5. Breaking the Myths About Weight Gain

Weight gain is rarely about laziness or not caring. In my story, emotions, survival mode, and going on autopilot played a role. Everyone has their own reasons. I’m sharing mine to add nuance and compassion to a conversation that’s often far too shallow.


6. Overcoming False Food Narratives

I grew up hearing that certain foods were “bad.” That pineapple had too much sugar. That peas had too many carbs. But I’ve learned those same foods also offer beautiful nutrients. I’m unlearning fear and relearning nourishment—focusing on how food supports me, not scares me.


7. Accepting My Weight Loss Journey

What worked for me in my 20s and 30s doesn’t work now. My energy is different. My priorities have shifted. I’m choosing a sustainable path—one focused on moderation, strength, and grace—because extremes no longer serve me.


8. Building a Sustainable Weight Loss Path

I don’t want to yo-yo anymore. I want to reach my healthy weight in a way that I can maintain.
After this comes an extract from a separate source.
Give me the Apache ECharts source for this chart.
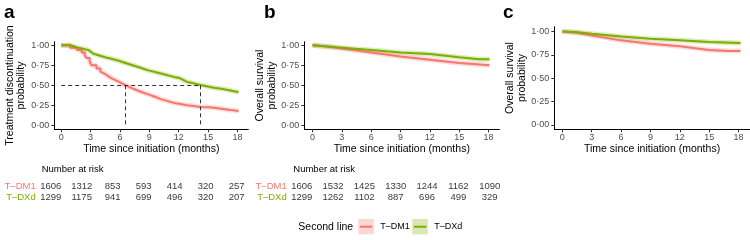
<!DOCTYPE html>
<html>
<head>
<meta charset="utf-8">
<script src="https://cdn.jsdelivr.net/npm/echarts@6/dist/echarts.min.js"></script>
<style>
  html, body { margin: 0; padding: 0; background: #fff; }
  #chart { width: 750px; height: 240px; }
</style>
</head>
<body>
<div id="chart"></div>
<script>
const RED = '#F8766D'
const GREEN = '#7CAE00'
const FONT = 'Liberation Sans, Arial, sans-serif'

// axis ticks
const xTicks = [0, 3, 6, 9, 12, 15, 18]
const yTicks = [0, 0.25, 0.5, 0.75, 1]

// a: treatment discontinuation
const discDM1 = [
  [0, 1], [0.9, 1], [0.9, 0.97], [1.6, 0.97], [1.6, 0.94], [2.1, 0.94], [2.1, 0.91],
  [2.4, 0.91], [2.4, 0.875], [2.6, 0.875], [2.6, 0.84], [2.9, 0.84], [2.9, 0.80],
  [3.1, 0.80], [3.1, 0.75], [3.6, 0.75], [3.6, 0.71], [4.0, 0.71], [4.0, 0.67],
  [4.5, 0.64], [5.1, 0.59], [5.8, 0.55], [6.5, 0.505], [7.5, 0.45], [8.1, 0.42],
  [8.8, 0.39], [9.5, 0.36], [10.1, 0.33], [10.8, 0.305], [11.5, 0.28], [12.2, 0.265],
  [12.8, 0.25], [13.5, 0.24], [14.2, 0.23], [15.0, 0.225], [15.6, 0.22], [16.5, 0.205],
  [17.3, 0.19], [18.1, 0.18]
]
const discDXd = [
  [0, 1], [1.0, 1], [1.0, 0.985], [1.5, 0.975], [2.1, 0.96], [2.8, 0.94], [3.0, 0.92],
  [3.3, 0.895], [4.5, 0.85], [5.8, 0.81], [6.8, 0.77], [8.1, 0.72], [8.8, 0.69],
  [10.1, 0.65], [11.5, 0.605], [12.1, 0.59], [12.8, 0.545], [14.2, 0.505], [15.6, 0.47],
  [16.5, 0.455], [17.9, 0.42], [18.1, 0.415]
]
const medians = [6.54, 14.2]

// b: overall survival
const osDM1 = [[0, 1], [1.5, 0.985], [3, 0.96], [6, 0.91], [9, 0.86], [12, 0.82], [15, 0.78], [18.1, 0.75]]
const osDXd = [[0, 1], [3, 0.97], [6, 0.94], [9, 0.91], [12, 0.89], [15, 0.85], [17, 0.825], [18.1, 0.825]]

// c: overall survival
const os2DM1 = [[0, 1], [1.5, 0.985], [3, 0.957], [6, 0.904], [9, 0.868], [12, 0.84], [15, 0.80], [17, 0.79], [18.2, 0.79]]
const os2DXd = [[0, 1], [1.5, 0.99], [3, 0.975], [6, 0.946], [9, 0.92], [12, 0.904], [15, 0.886], [18.2, 0.875]]

// number at risk
const riskRows = ['T–DM1', 'T–DXd']
const riskA_DM1 = [1606, 1312, 853, 593, 414, 320, 257]
const riskA_DXd = [1299, 1175, 941, 699, 496, 320, 207]
const riskB_DM1 = [1606, 1532, 1425, 1330, 1244, 1162, 1090]
const riskB_DXd = [1299, 1262, 1102, 887, 696, 499, 329]

const chart = echarts.init(document.getElementById('chart'))

const panelX = (i, min, max) => ({
  gridIndex: i, type: 'value', min, max,
  axisLine: { show: true, onZero: false, lineStyle: { color: '#000', width: 1 } },
  axisTick: { show: true, length: 3, customValues: xTicks, lineStyle: { color: '#333' } },
  axisLabel: { customValues: xTicks, fontSize: 9, color: '#4d4d4d', margin: 4, fontFamily: FONT },
  splitLine: { show: false },
  name: 'Time since initiation (months)', nameLocation: 'middle', nameGap: 13,
  nameTextStyle: { fontSize: 10.5, color: '#000', fontFamily: FONT }
})

const panelY = (i, min, max, name, gap) => ({
  gridIndex: i, type: 'value', min, max,
  axisLine: { show: true, onZero: false, lineStyle: { color: '#000', width: 1 } },
  axisTick: { show: true, length: 3, customValues: yTicks, lineStyle: { color: '#333' } },
  axisLabel: {
    customValues: yTicks, fontSize: 9, color: '#4d4d4d', margin: 5, fontFamily: FONT,
    formatter: (v) => v.toFixed(2).replace('.', '·')
  },
  splitLine: { show: false },
  name, nameLocation: 'middle', nameRotate: 90, nameGap: gap,
  nameTextStyle: { fontSize: 10.5, color: '#000', lineHeight: 11.5, fontFamily: FONT }
})

const tableX = (i) => ({ gridIndex: i, type: 'value', min: 0, max: 18, show: false })
const tableY = (i) => ({
  gridIndex: i, type: 'category', data: riskRows, inverse: true,
  axisLine: { show: false }, axisTick: { show: false }, splitLine: { show: false },
  axisLabel: {
    interval: 0, fontSize: 9.5, margin: 15, fontFamily: FONT,
    color: (v) => (v === 'T–DM1' ? RED : GREEN)
  }
})

// KM curve = faint band + line
const curve = (data, color, idx) => [
  {
    type: 'line', xAxisIndex: idx, yAxisIndex: idx, data, showSymbol: false,
    lineStyle: { color, width: 5, opacity: 0.25 }, silent: true, z: 2
  },
  {
    type: 'line', xAxisIndex: idx, yAxisIndex: idx, data, showSymbol: false,
    lineStyle: { color, width: 2 }, z: 3
  }
]

const riskSeries = (idx, values, row) => ({
  type: 'scatter', xAxisIndex: idx, yAxisIndex: idx, symbolSize: 1,
  itemStyle: { color: 'rgba(0,0,0,0)' },
  data: values.map((n, k) => [xTicks[k], row, n]),
  label: {
    show: true, position: 'inside', formatter: (p) => p.value[2],
    fontSize: 9.5, color: '#000', fontFamily: FONT
  }
})

const medianLines = {
  type: 'line', xAxisIndex: 0, yAxisIndex: 0, data: [], z: 4,
  markLine: {
    silent: true, symbol: 'none', label: { show: false },
    lineStyle: { type: [4, 3], color: '#333', width: 1 },
    data: [
      [{ coord: [0, 0.5] }, { coord: [medians[1], 0.5] }],
      [{ coord: [medians[0], 0.5] }, { coord: [medians[0], 0] }],
      [{ coord: [medians[1], 0.5] }, { coord: [medians[1], 0] }]
    ]
  }
}

const legendKey = (x, fill, color, label) => [
  { type: 'rect', shape: { x, y: 219, width: 15.5, height: 15.3 }, style: { fill } },
  { type: 'line', shape: { x1: x + 1.5, y1: 226.7, x2: x + 14, y2: 226.7 }, style: { stroke: color, lineWidth: 2 } },
  { type: 'text', x: x + 22, y: 226.7, style: { text: label, font: '9px ' + FONT, fill: '#000', verticalAlign: 'middle' } }
]

chart.setOption({
  animation: false,
  title: [
    { text: 'a', left: 4, top: 3, padding: 0, textStyle: { fontSize: 19, fontWeight: 'bold', color: '#000', fontFamily: FONT } },
    { text: 'b', left: 264, top: 3, padding: 0, textStyle: { fontSize: 19, fontWeight: 'bold', color: '#000', fontFamily: FONT } },
    { text: 'c', left: 503, top: 3, padding: 0, textStyle: { fontSize: 19, fontWeight: 'bold', color: '#000', fontFamily: FONT } },
    { text: 'Number at risk', left: 41.7, top: 164, padding: 0, textStyle: { fontSize: 9.5, fontWeight: 'normal', color: '#000', fontFamily: FONT } },
    { text: 'Number at risk', left: 293.3, top: 164, padding: 0, textStyle: { fontSize: 9.5, fontWeight: 'normal', color: '#000', fontFamily: FONT } }
  ],
  grid: [
    { left: 54.3, top: 41.7, width: 194, height: 87.6 },
    { left: 304.3, top: 41.7, width: 195, height: 87.6 },
    { left: 554.3, top: 26.7, width: 195.5, height: 102.6 },
    { left: 50.7, top: 181.2, width: 186, height: 22 },
    { left: 301.7, top: 181.2, width: 188, height: 22 }
  ],
  xAxis: [
    panelX(0, -0.7, 19.1),
    panelX(1, -0.84, 19.1),
    panelX(2, -0.82, 19.15),
    tableX(3),
    tableX(4)
  ],
  yAxis: [
    panelY(0, -0.05, 1.045, 'Treatment discontinuation\nprobability', 27),
    panelY(1, -0.05, 1.045, 'Overall survival\nprobability', 24),
    panelY(2, -0.046, 1.05, 'Overall survival\nprobability', 24),
    tableY(3),
    tableY(4)
  ],
  series: [
    ...curve(discDM1, RED, 0),
    ...curve(discDXd, GREEN, 0),
    medianLines,
    ...curve(osDM1, RED, 1),
    ...curve(osDXd, GREEN, 1),
    ...curve(os2DM1, RED, 2),
    ...curve(os2DXd, GREEN, 2),
    riskSeries(3, riskA_DM1, 'T–DM1'),
    riskSeries(3, riskA_DXd, 'T–DXd'),
    riskSeries(4, riskB_DM1, 'T–DM1'),
    riskSeries(4, riskB_DXd, 'T–DXd')
  ],
  graphic: [
    { type: 'text', x: 298.3, y: 226.7, style: { text: 'Second line', font: '10.5px ' + FONT, fill: '#000', verticalAlign: 'middle' } },
    ...legendKey(358.3, '#FDD6D3', RED, 'T–DM1'),
    ...legendKey(412.3, '#D8E7B3', GREEN, 'T–DXd')
  ]
})
</script>
</body>
</html>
Slowly, steadily, and without restriction. I want to live a full life, not just a thin one. That’s why I’m choosing to go slow—on purpose.


9. Rebuilding Strength and Mobility in My 40s

I’ve lost strength in areas I never thought I would. Some of it from gaining weight, some from simply not focusing on it. My knees have given me trouble, but they’re better than a year ago. I want to move with ease again—get off the floor without struggle, walk with confidence, and feel strong in my body.


10. Why the Middle of the Journey Matters Most

We often only hear about the start and finish—the glow-up moments. But the middle? That’s where the real work happens. Where habits are tested, identity shifts, and the old way of living gets challenged. It’s uncomfortable, but it’s also where transformation actually sticks.


So Where Am I Now?

I’m still in the middle. Some days, I feel like I’ve made huge progress. Other days, I feel like I’m starting over again. That’s life. That’s health. That’s healing.

These ten areas—balance, grace, food, strength, mobility, rest—they don’t move in a straight line. Sometimes one comes to the front, sometimes they all feel heavy. But I keep showing up. And I keep trying.

This is a mental and physical health journey. It’s not about reaching some perfect version of myself. It’s about learning to love, care for, and grow into who I already am.

Life is beautiful—and hard. It’s layered and unpredictable. But with compassion, honesty, and time, we can keep growing toward something real.